Richard Malka, Le Point, 13/08/2020
« Renoncer à exiger d’un musulman qu’il accepte la critique de sa religion (…) c’est cela le racisme »
Philippe Val, le directeur de Charlie Hebdo était l’invité de David Pujadas dans 24h Pujadas :
« Pourquoi est-ce qu’on nous a applaudit quand il s’agissait des catholiques et on nous a abandonné, on nous a insultés, on nous a traités de racistes quand on il s’est agit de l’Islam? » (…) Nous on pensait que les catholiques étaient capables de comprendre la critique et le blasphème et quel les musulmans également [en] était capables ».
Philippe Val, sur LCI, le 01/09/2020
Une rhétorique qui aboutit à dire: « Tuez-les! »
« Edwy Plenel dit dit que Charlie Hebdo fait la « guerre aux musulmans ». Mais, s’il y a eu une guerre, il y a des morts. Et les morts, ils sont de quel côté ? Dans quel monde il vit, Edwy Plenel ? Sur quelle planète il vit ? C’est un refus de voir la réalité. »
Philippe Val, sur LCI, le 01/09/2020
Plus loin dans l’émission, Val est pris à partie par Abdelali Mamoun, théologien musulman d’Alfortville qui s’exprime sur beur FM, qui lui assène cette sentence définitive: « La société ne fonctionne pas simplement sur des rapports basés sur la légalité ou non ». On croirait presque entendre une réminiscence du discours de Christophe Castaner, qui, parlant de la manif raciste des Traoré, expliquait que « l’émotion mondiale (…), dépasse au fond les règles juridiques qui s’appliquent » (Le Figaro, 09/06/2020).

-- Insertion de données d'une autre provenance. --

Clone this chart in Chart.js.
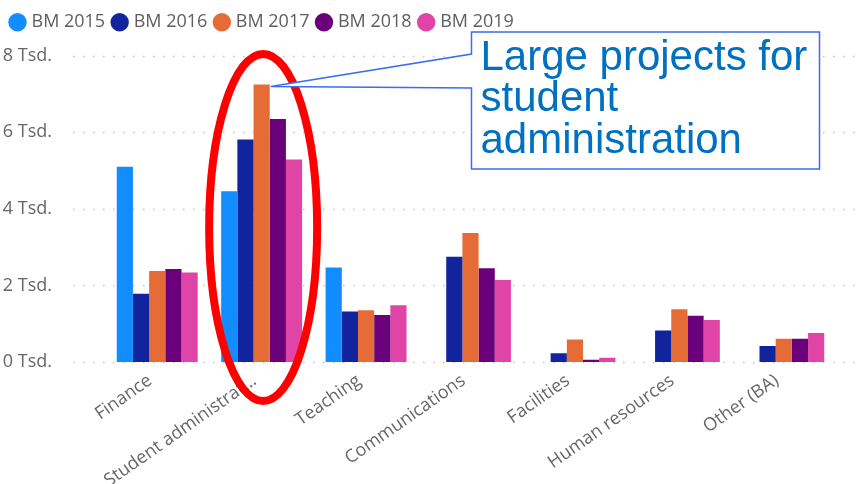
<!DOCTYPE html>
<html>
<head>
<meta charset="utf-8">
<script src="https://cdn.jsdelivr.net/npm/chart.js@4.4.1/dist/chart.umd.min.js"></script>
<style>
  html, body { margin: 0; padding: 0; background: #ffffff; }
  #wrap { width: 863px; height: 484px; }
</style>
</head>
<body>
<div id="wrap"><canvas id="myChart" width="863" height="484"></canvas></div>
<script>
const categories = ['Finance', 'Student administration', 'Teaching', 'Communications', 'Facilities', 'Human resources', 'Other (BA)'];

const bm2015 = [5.10, 4.46, 2.47, null, null, null, null];
const bm2016 = [1.78, 5.81, 1.32, 2.75, 0.23, 0.82, 0.42];
const bm2017 = [2.38, 7.25, 1.35, 3.37, 0.59, 1.38, 0.61];
const bm2018 = [2.43, 6.35, 1.23, 2.45, 0.06, 1.21, 0.61];
const bm2019 = [2.34, 5.29, 1.48, 2.14, 0.11, 1.10, 0.76];

const yTicks = [0, 2, 4, 6, 8];
const calloutLines = ['Large projects for', 'student', 'administration'];

const ctx = document.getElementById('myChart').getContext('2d');

// dotted horizontal grid, a bit wider than the plot area
const dotGrid = {
    id: 'dotGrid',
    beforeDatasetsDraw(chart) {
        const { ctx, chartArea, scales } = chart;
        ctx.save();
        ctx.strokeStyle = '#c4c4c4';
        ctx.lineWidth = 1.5;
        ctx.setLineDash([1.5, 8.5]);
        yTicks.forEach(v => {
            const y = Math.round(scales.y.getPixelForValue(v)) + 0.5;
            ctx.beginPath();
            ctx.moveTo(chartArea.left - 32, y);
            ctx.lineTo(chartArea.right + 22, y);
            ctx.stroke();
        });
        ctx.restore();
    }
};

// fixed legend band height
const legendBand = {
    id: 'legendBand',
    beforeLayout(chart) {
        const legend = chart.legend;
        if (legend && !legend._banded) {
            const fit = legend.fit;
            legend.fit = function () { fit.call(this); this.height = 52; };
            legend._banded = true;
        }
    }
};

// red ring round the student administration group + callout box
const highlight = {
    id: 'highlight',
    afterDatasetsDraw(chart) {
        const { ctx, scales } = chart;
        const cx = scales.x.getPixelForValue(1) + 1.5;
        const top = scales.y.getPixelForValue(8.05);
        const bottom = scales.y.getPixelForValue(-1.02);
        ctx.save();
        ctx.strokeStyle = '#ff0000';
        ctx.lineWidth = 8;
        ctx.beginPath();
        ctx.ellipse(cx, (top + bottom) / 2, 54, (bottom - top) / 2, 0, 0, Math.PI * 2);
        ctx.stroke();
        ctx.restore();

        const bar = chart.getDatasetMeta(2).data[1];
        const tipX = bar.x + bar.width / 2 + 1;
        const tipY = bar.y + 2;
        const bx = 471.5, by = 32, bw = 348, bh = 137;
        ctx.save();
        ctx.beginPath();
        ctx.moveTo(bx, by);
        ctx.lineTo(bx, by + 22);
        ctx.lineTo(tipX, tipY);
        ctx.lineTo(bx, by + 56);
        ctx.lineTo(bx, by + bh);
        ctx.lineTo(bx + bw, by + bh);
        ctx.lineTo(bx + bw, by);
        ctx.closePath();
        ctx.fillStyle = '#ffffff';
        ctx.fill();
        ctx.strokeStyle = '#3a6cf4';
        ctx.lineWidth = 1.5;
        ctx.stroke();

        ctx.fillStyle = '#0070c0';
        ctx.font = '42px "Liberation Sans", Arial, sans-serif';
        ctx.textBaseline = 'alphabetic';
        ctx.textAlign = 'left';
        calloutLines.forEach((t, i) => {
            ctx.fillText(t, bx + 9, by + 38 + i * 41.3);
        });
        ctx.restore();
    }
};

const myChart = new Chart(ctx, {
    type: 'bar',
    data: {
        labels: categories,
        datasets: [
            { label: 'BM 2015', data: bm2015, backgroundColor: '#118dff' },
            { label: 'BM 2016', data: bm2016, backgroundColor: '#12239e' },
            { label: 'BM 2017', data: bm2017, backgroundColor: '#e66c37' },
            { label: 'BM 2018', data: bm2018, backgroundColor: '#6b007b' },
            { label: 'BM 2019', data: bm2019, backgroundColor: '#e044a7' }
        ]
    },
    options: {
        responsive: false,
        animation: false,
        datasets: {
            bar: { categoryPercentage: 0.775, barPercentage: 1.0, borderWidth: 0 }
        },
        layout: { padding: { left: 3, right: 27, top: 0, bottom: 0 } },
        plugins: {
            legend: {
                position: 'top',
                align: 'start',
                labels: {
                    usePointStyle: true,
                    pointStyle: 'circle',
                    boxWidth: 10,
                    boxHeight: 13,
                    padding: 9.5,
                    color: '#605e5c',
                    font: { family: '"Open Sans", sans-serif', size: 18 }
                }
            },
            tooltip: { enabled: false }
        },
        scales: {
            x: {
                grid: { display: false },
                border: { display: false },
                ticks: {
                    autoSkip: false,
                    minRotation: 35,
                    maxRotation: 35,
                    padding: 0,
                    labelOffset: -7,
                    color: '#666666',
                    font: { family: '"Open Sans", sans-serif', size: 18 },
                    callback: function (value) {
                        const l = this.getLabelForValue(value);
                        return l.length > 20 ? l.slice(0, 19) + '…' : l;
                    }
                },
                afterFit: (scale) => { scale.height = 122; }
            },
            y: {
                min: 0,
                max: 8,
                grid: { display: false },
                border: { display: false },
                ticks: {
                    stepSize: 2,
                    padding: 45,
                    color: '#666666',
                    font: { family: '"Open Sans", sans-serif', size: 18 },
                    callback: (v) => v + ' Tsd.'
                },
                afterFit: (scale) => { scale.width = 102; }
            }
        }
    },
    plugins: [legendBand, dotGrid, highlight]
});
</script>
</body>
</html>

Invité de la même émission, l’essayiste Barbara Lefebvre, rappelait la persistance de l’obsession anti-Charlie Hebdo. En novembre 2019, lors de la manifestation contre l’islamophobie à Paris, Charlie Hebdo et Zineb El Rhazoui (NDLR: lire aussi: peut-on critiquer l’Islam?) ont été hués par la foule à l’appel de Marwan Muhammad et des cris Allahu akbar auraient été entonnés.
La « cancel culture », c’est l’inverse la culture française du débat
Richard Malka en profite pour atomiser la « cancel culture » venue des Etats-Unis où des blancs se sentent obligé de raccrocher la communication Skype après leurs interlocuteurs noirs pour ne pas être taxés de racisme, ou un professeur blanc dans une université gauchiste est sommés de mieux noter les étudiants noirs (notre article), ou des salles sont spécialement aménagées pour que l’on puisse y parler librement, mais pas en dehors.
Dans le domaine de la culture, on interdit que des blancs jouent des rôles de noirs au théâtre ou au cinéma, ou même ose parler d’eux, comme c’est arrivé à Timothée de Fombelle, auteur de littérature pour enfants, qui s’est vu refuser son livre par son éditeur anglais pour la seule raison qu’il est blanc et met en scène une petite fille noire.
Et l’avocat conclut: Où est passée la gauche libertaire, universaliste et laïque? Pourquoi cette gêne?